Mengutip data Bloomberg, Senin, 10 Juli 2023, rupiah dibuka di level Rp15.150 per USD. Mata uang Garuda tersebut turun tujuh poin atau setara 0,05 persen dari Rp15.143 per USD pada penutupan perdagangan hari sebelumnya.
Kemudian pada pukul 10.48 WIB, rupiah kembali terjerembab ke posisi Rp15.211 per USD. Melemah sebanyak 69 poin atau setara 0,46 persen.
Sementara menukil data Yahoo Finance, rupiah pada pukul 10.48 WIB berada di level Rp15.206 per USD, turun 76 poin atau setara 0,50 persen dari Rp15.130 per USD pada penutupan perdagangan hari sebelumnya.
Analis pasar uang Ibrahim Assuaibi mengungkapkan pergerakan rupiah pada perdagangan hari ini kemungkinan besar akan kembali berada di zona merah.
"Mata uang rupiah kemungkinan dibuka berfluktuatif namun ditutup melemah di rentang Rp15.130 per USD hingga Rp15.210 per USD," jelas Ibrahim dalam analisis hariannya.
Baca juga: Duh! Dalam Seminggu, Indonesia Kehilangan Rp1,85 Triliun Dana Asing |
Dihantam masa sulit ekonomi global
Ibrahim memandang pelemahan rupiah utamanya disebabkan oleh ekonomi global yang saat ini tengah mengalami masa sulit. Bahkan, berada pada pijakan yang berbahaya.
"Hal tersebut bisa terlihat dari pelambatan yang tajam dan tersinkronisasi. Banyak pengamat yang menganggap perekonomian negara-negara di dunia 70 persen mengalami pertumbuhan yang lebih lemah tahun ini dibandingkan dengan tahun sebelumnya," tuturnya.

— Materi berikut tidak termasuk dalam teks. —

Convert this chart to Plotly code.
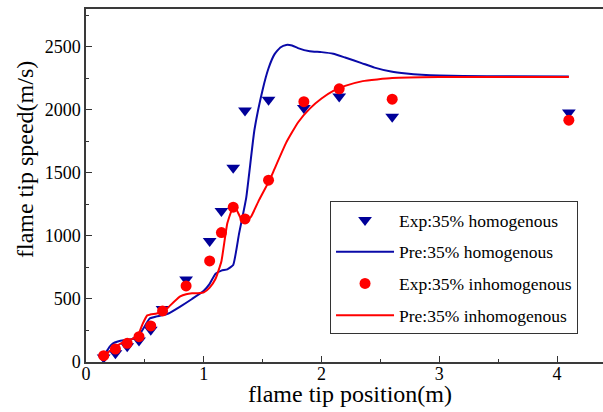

Tak hanya itu, penurunan ekonomi yang terjadi sifatnya drastis atau menurun tajam. Ia memperkirakan pertumbuhan global akan menurun dari tiga persen tahun lalu menjadi sekitar dua persen. Dalam kasus ekonomi maju, mengalami perlambatan bahkan lebih dalam.
Beberapa alasan yang menyebabkan perlambatan ekonomi, salah satunya kebijakan moneter yang ketat yang sudah terjadi selama 18 bulan terakhir. Selain itu, tantangan perbankan, kondisi kredit yang memburuk, juga perdagangan global yang melambat sangat tajam turut mempengaruhi penurunan ekonomi global.
Menurut Ibrahim, semakin banyak negara yang merasakan dampak pengetatan kondisi keuangan. Inflasi, meski telah turun, masih tinggi. Sehingga mempengaruhi permintaan.
Selain itu, tantangan perbankan, kondisi kredit yang memburuk, juga perdagangan global yang melambat sangat tajam turut mempengaruhi penurunan ekonomi global.
"Kemudian dampak operasi khusus Rusia ke Ukraina, semakin memperparah kondisi ekonomi global sehingga ada masalah kepercayaan secara keseluruhan dan prospek yang tidak pasti yang mengurangi investasi di suatu negara, membuat perlambatan ekonomi semakin nyata," jelas Ibrahim.
Di sisi lain, dolar AS bertahan dalam kisaran ketat karena investor menunggu laporan pekerjaan utama AS dan menimbang prospek suku bunga Federal Reserve yang lebih tinggi untuk prospek pertumbuhan ekonomi.